Willison: Almost all cities across the country unequivocally use civil and criminal penalties, even in places where they will also have concurrent supportive housing policies that are using housing-first principles to provide people with access to housing and essential social and medical services.

So when we think about how do we move the needle, thinking about intergovernmental incentives is really important. One thing that came up in 2022, is the use of Medicaid 1115 waivers: A lot of states across the country are starting to do this so Medicaid can now pay for time-limited direct housing costs. This is something that’s brand new; these Medicaid 1115 waivers are explicitly targeting homelessness and are providing either direct housing cost or tenancy supportive services for people experiencing homelessness.

Herring: There are also more immediate alternatives to criminalization, which are alternatives to policing. We’ve been seeing cities create new models for responding to 911 calls regarding people experiencing homelessness and mental illness crises. These reroute calls that would go to police to other trained specialists, such as social workers or psychiatrists. 

Of the examples we have, the longest running one is in Eugene, Oregon; it’s called Cahoots. They handle over 20 percent of the total calls; they handle 24,000 calls a year, and of those, only 250 need police backup. [Editor’s note: These are the numbers for 2019.] So police can be involved when necessary but it’s not the go-to response, as it is in so many cities today. 

But some of the places doing best on creating housing also have more anti-homeless laws and some of the highest intensity of policing.
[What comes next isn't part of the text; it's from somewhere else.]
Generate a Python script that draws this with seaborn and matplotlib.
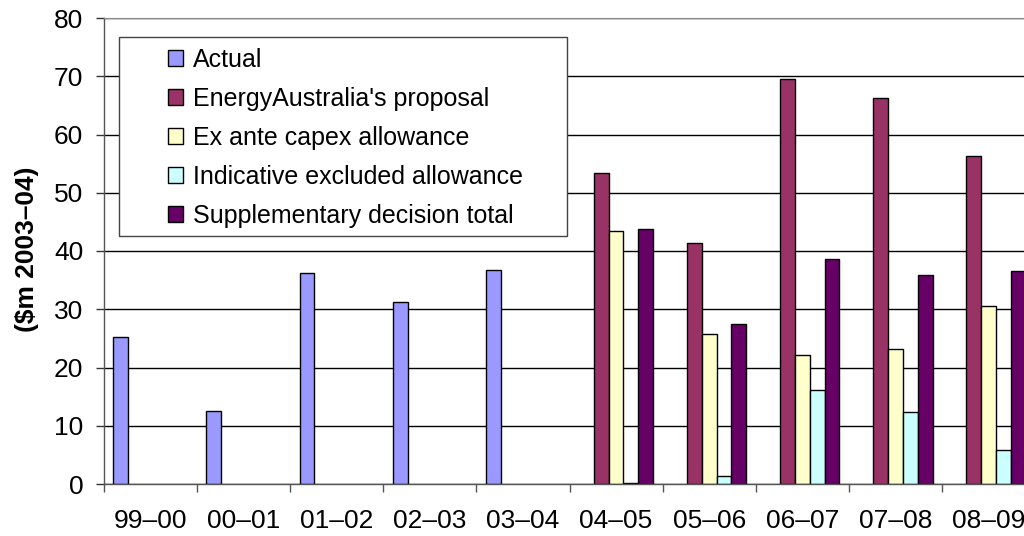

The issue is we often hear that these have to go hand in hand: One of the arguments put forward in these liberal cities, and also written into the majority decision, was that these laws supposedly help cities push people into services. And this is just a myth. None of the empirical evidence points to this. Dozens of social scientific studies say rather that this sort of criminalization actually undermines people accessing those services. 

Criminal records prevent people from getting jobs, prevent people from getting housing, prevent people from even getting government assisted housing or getting into drug rehab, and in some cases, even accessing shelters because they have outstanding warrants. It’s really important to recognize how this is counterproductive rather than supportive.

Willison: You have these notions that criminalization must be necessary in some way. We know it makes it so much harder to end homelessness, but these notions persist because of the ways in which people experiencing homelessness continue to be systematically marginalized or excluded from policy debates. And I think something to consider, beyond big and small policy changes, is how to get people into the room. 

There’s a lot of great things that are happening through tenant union organizing, or representation through Continuums of Care, or other other advocacy networks where you can provide adequate representation in policy debates for groups that can’t be there themselves. Right now it’s really one sided, and until we shift the power dynamics, we won’t see shifts in the narratives, which is essential to changing these institutions.

The roundtable has been edited for length and clarity.